Beneath this line sits some data. Return only its lines from the one holding "Rebuild this chart as a web page, using Apache" through the one holding "var values = [31, 47, 15, 4, 3];", inclusive, exactly, with the images removed.

Data in this exercise start

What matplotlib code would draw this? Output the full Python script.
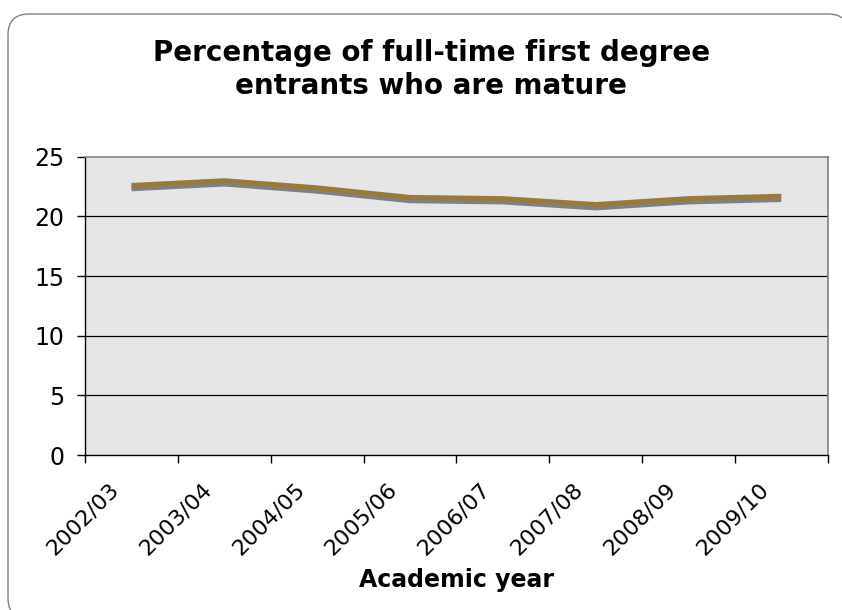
import matplotlib.pyplot as plt
import matplotlib.patheffects as pe
import matplotlib.transforms as mtransforms
from matplotlib.patches import FancyBboxPatch
import numpy as np

# ---------------------------------------------
# Data.
# ---------------------------------------------
years = ["2002/03", "2003/04", "2004/05", "2005/06",
         "2006/07", "2007/08", "2008/09", "2009/10"]
mature_pct = [22.6, 23.0, 22.4, 21.6, 21.5, 21.0, 21.5, 21.7]

yticks = [0, 5, 10, 15, 20, 25]

# ---------------------------------------------
# Figure.
# ---------------------------------------------
plt.rcParams['font.family'] = ['DejaVu Sans']
fig = plt.figure(figsize=(8.42, 6.10), dpi=100)

# rounded outer frame (in inches, runs off the right and bottom edges)
frame = FancyBboxPatch((0.08, -0.09), 8.41, 6.05,
                       boxstyle="round,pad=0,rounding_size=0.21",
                       transform=fig.dpi_scale_trans, facecolor="white",
                       edgecolor="#808080", linewidth=1.0, zorder=-10)
fig.patches.append(frame)

ax = fig.add_axes([0.101, 0.254, 0.882, 0.489])
ax.set_facecolor("#e6e6e6")

x = np.arange(len(years))
ax.plot(x, mature_pct, color="#9a7a3a", linewidth=3.5, solid_capstyle="butt",
        path_effects=[pe.SimpleLineShadow(offset=(0, -2.5), shadow_color="#808080", alpha=1.0),
                      pe.Normal()], zorder=3)

ax.set_xlim(-0.5, len(years) - 0.5)
ax.set_ylim(0, 25)
ax.set_yticks(yticks)
ax.set_yticklabels([str(v) for v in yticks], fontsize=17)

ax.set_xticks(x)
ax.set_xticklabels(years, rotation=45, ha="right", va="top", fontsize=16,
                   rotation_mode="anchor")
ax.set_xticks(np.arange(len(years) + 1) - 0.5, minor=True)
ax.tick_params(axis="x", which="major", length=0, pad=14)
ax.tick_params(axis="x", which="minor", length=6, width=1, color="black", direction="out")
ax.tick_params(axis="y", length=6, width=1, direction="out", pad=9)

# shift the rotated labels a bit left/down like the original
shift = mtransforms.ScaledTranslation(-0.23, -0.05, fig.dpi_scale_trans)
for lbl in ax.get_xticklabels():
    lbl.set_transform(lbl.get_transform() + shift)

for v in yticks[1:-1]:
    ax.axhline(v, color="black", linewidth=0.9, zorder=1)

for side in ["left", "bottom"]:
    ax.spines[side].set_color("black")
    ax.spines[side].set_linewidth(1.0)
for side in ["top", "right"]:
    ax.spines[side].set_color("#808080")
    ax.spines[side].set_linewidth(1.2)

ax.set_xlabel("Academic year", fontsize=17, fontweight="bold", va="center")
ax.xaxis.set_label_coords(0.5416, 0.049, transform=fig.transFigure)

fig.text(0.512, 0.886, "Percentage of full-time first degree\nentrants who are mature",
         ha="center", va="center", fontsize=20, fontweight="bold", linespacing=1.25)

fig.savefig("out.png", dpi=100)
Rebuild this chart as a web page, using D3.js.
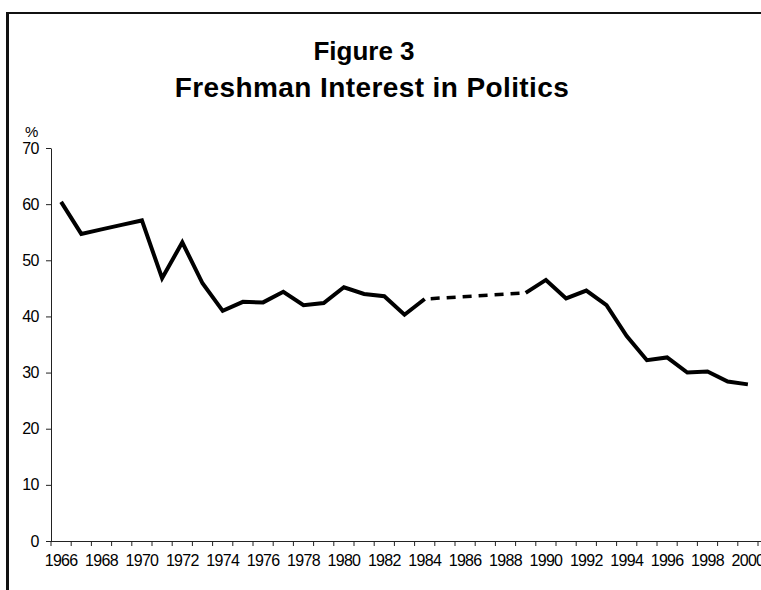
<!DOCTYPE html>
<html>
<head>
<meta charset="utf-8">
<script src="https://cdn.jsdelivr.net/npm/d3@7"></script>
<style>
  body { margin: 0; background: #fff; }
  svg { display: block; }
  text { font-family: "Liberation Sans", Arial, sans-serif; fill: #000; }
</style>
</head>
<body>
<svg id="mysvg" width="761" height="590"></svg>
<script>
// survey years (category axis), 1966-2000
var years = [1966,1967,1968,1969,1970,1971,1972,1973,1974,1975,1976,1977,1978,1979,
             1980,1981,1982,1983,1984,1985,1986,1987,1988,1989,1990,1991,1992,1993,
             1994,1995,1996,1997,1998,1999,2000];
// % of freshmen interested in politics, no survey values 1985-1988
var interest = [60.4,54.7,55.5,56.3,57.1,46.8,53.2,45.9,41.0,42.6,42.5,44.4,42.0,42.4,
                45.2,44.0,43.6,40.3,43.1,null,null,null,null,44.2,46.5,43.2,44.6,42.0,
                36.5,32.2,32.7,30.0,30.2,28.4,27.9];
var yTicks = [0,10,20,30,40,50,60,70];
var labelYears = years.filter(function(d){ return d % 2 === 0; });

var mydata = years.map(function(d,i){ return {x:d, y:interest[i]}; });

var svg = d3.select("#mysvg");

// frame of the scanned figure
svg.append("line").attr("x1",6).attr("x2",761).attr("y1",13).attr("y2",13)
   .attr("stroke","#111").attr("stroke-width",2);
svg.append("line").attr("x1",7.5).attr("x2",7.5).attr("y1",12).attr("y2",590)
   .attr("stroke","#111").attr("stroke-width",3);

var plotLeft = 51, plotTop = 148, plotBottom = 541;
var x = d3.scaleBand().domain(years).range([plotLeft, plotLeft + years.length*20.2]).padding(0);
var y = d3.scaleLinear().domain([0,70]).range([plotBottom, plotTop]);
function cx(d){ return x(d) + x.bandwidth()/2; }

// titles
svg.append("text").attr("x",364).attr("y",60).attr("text-anchor","middle")
   .style("font-size","26px").style("font-weight","bold").text("Figure 3");
svg.append("text").attr("x",372).attr("y",97).attr("text-anchor","middle")
   .style("font-size","28px").style("font-weight","bold").style("letter-spacing","0.4px")
   .text("Freshman Interest in Politics");
svg.append("text").attr("x",25).attr("y",137)
   .style("font-size","15px").text("%");

// y axis
var gy = svg.append("g").attr("transform","translate(" + plotLeft + ",0)")
   .call(d3.axisLeft(y).tickValues(yTicks).tickSize(5).tickSizeOuter(0));
gy.select(".domain").attr("stroke","#222");
gy.selectAll(".tick line").attr("stroke","#222");
gy.selectAll("text").style("font-size","16px").style("letter-spacing","-0.5px").attr("dx","-4");

// x axis: ticks on category boundaries, labels every two years
var gx = svg.append("g");
gx.append("line").attr("x1",plotLeft).attr("x2",761).attr("y1",plotBottom+0.5).attr("y2",plotBottom+0.5)
   .attr("stroke","#222");
gx.selectAll(".xt").data(years.concat([null])).enter().append("line")
   .attr("x1",function(d){ return d===null ? x.range()[1] : x(d); })
   .attr("x2",function(d){ return d===null ? x.range()[1] : x(d); })
   .attr("y1",plotBottom).attr("y2",plotBottom+5).attr("stroke","#222");
gx.selectAll(".xl").data(labelYears).enter().append("text")
   .attr("x",function(d){ return cx(d); }).attr("y",plotBottom+25)
   .attr("text-anchor","middle").style("font-size","16px").style("letter-spacing","-0.7px")
   .text(function(d){ return d; });

// solid line where data exists
var line = d3.line().defined(function(d){ return d.y !== null; })
   .x(function(d){ return cx(d.x); }).y(function(d){ return y(d.y); });
svg.append("path").datum(mydata).attr("d",line)
   .attr("fill","none").attr("stroke","#000").attr("stroke-width",4)
   .attr("stroke-linejoin","miter");

// dashed bridge over the missing years
var gapStart = mydata[years.indexOf(1984)], gapEnd = mydata[years.indexOf(1989)];
svg.append("path").datum([gapStart, gapEnd]).attr("d",line)
   .attr("fill","none").attr("stroke","#000").attr("stroke-width",3.5)
   .attr("stroke-dasharray","9,7").attr("stroke-dashoffset",-6);
</script>
</body>
</html>
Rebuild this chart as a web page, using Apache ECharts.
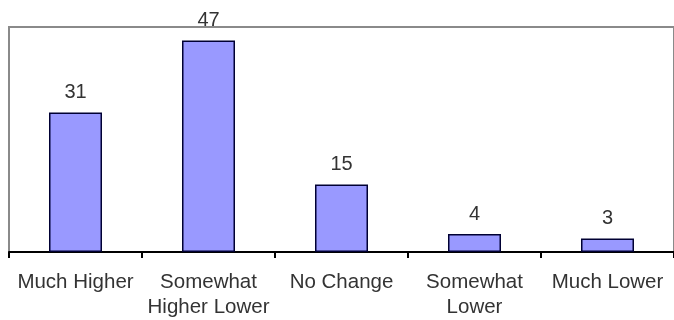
<!DOCTYPE html>
<html>
<head>
<meta charset="utf-8">
<script src="https://cdn.jsdelivr.net/npm/echarts@6/dist/echarts.min.js"></script>
<style>
  html, body { margin: 0; padding: 0; background: #fff; }
  #main { width: 674px; height: 320px; }
</style>
</head>
<body>
<div id="main"></div>
<script>
var categories = ['Much Higher', 'Somewhat\nHigher Lower', 'No Change', 'Somewhat\nLower', 'Much Lower'];
var values = [31, 47, 15, 4, 3];

var myChart = echarts.init(document.getElementById('main'));
var option = {
    animation: false,
    textStyle: { fontFamily: 'Liberation Sans, Arial, sans-serif' },
    grid: {
        show: true,
        left: 9, top: 27, width: 672, height: 225,
        borderColor: '#8a8a8a',
        borderWidth: 2
    },
    xAxis: {
        type: 'category',
        data: categories,
        axisLine: { lineStyle: { color: '#000', width: 2 } },
        axisTick: { show: true, length: 6, lineStyle: { color: '#000', width: 2 } },
        axisLabel: {
            interval: 0,
            fontSize: 20.5,
            color: '#333',
            margin: 18,
            lineHeight: 25
        }
    },
    yAxis: {
        type: 'value',
        min: 0,
        max: 50,
        axisLine: { show: false },
        axisTick: { show: false },
        axisLabel: { show: false },
        splitLine: { show: false }
    },
    series: [{
        type: 'bar',
        data: values,
        barWidth: 53,
        itemStyle: {
            color: '#9999ff',
            borderColor: '#000033',
            borderWidth: 1.5
        },
        label: {
            show: true,
            position: 'top',
            distance: 10,
            fontSize: 20,
            color: '#333'
        }
    }]
};
myChart.setOption(option);
</script>
</body>
</html>
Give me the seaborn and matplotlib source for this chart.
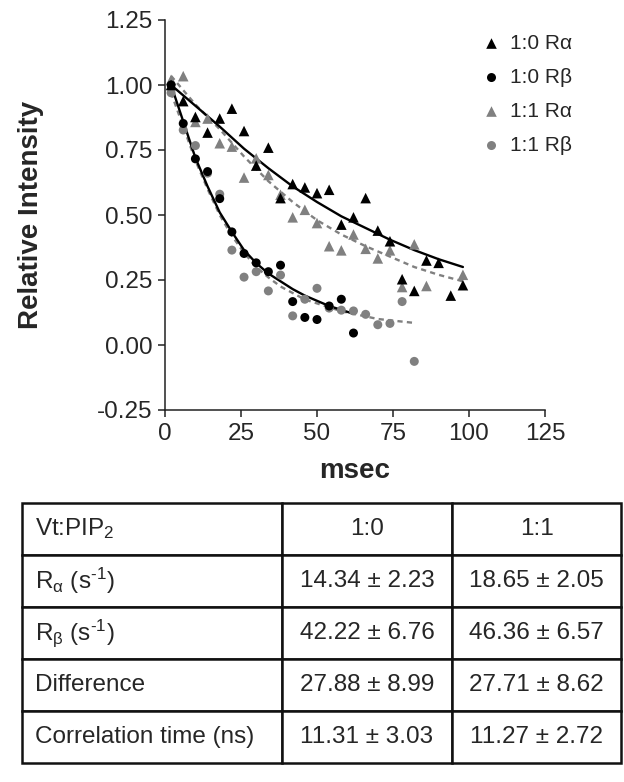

Data in this exercise end

Finished answer
Rebuild this chart as a web page, using Apache ECharts.
<!DOCTYPE html>
<html>
<head>
<meta charset="utf-8">
<script src="https://cdn.jsdelivr.net/npm/echarts@6/dist/echarts.min.js"></script>
<style>
  html, body { margin: 0; padding: 0; background: #fff; }
  #main { width: 674px; height: 320px; }
</style>
</head>
<body>
<div id="main"></div>
<script>
var categories = ['Much Higher', 'Somewhat\nHigher Lower', 'No Change', 'Somewhat\nLower', 'Much Lower'];
var values = [31, 47, 15, 4, 3];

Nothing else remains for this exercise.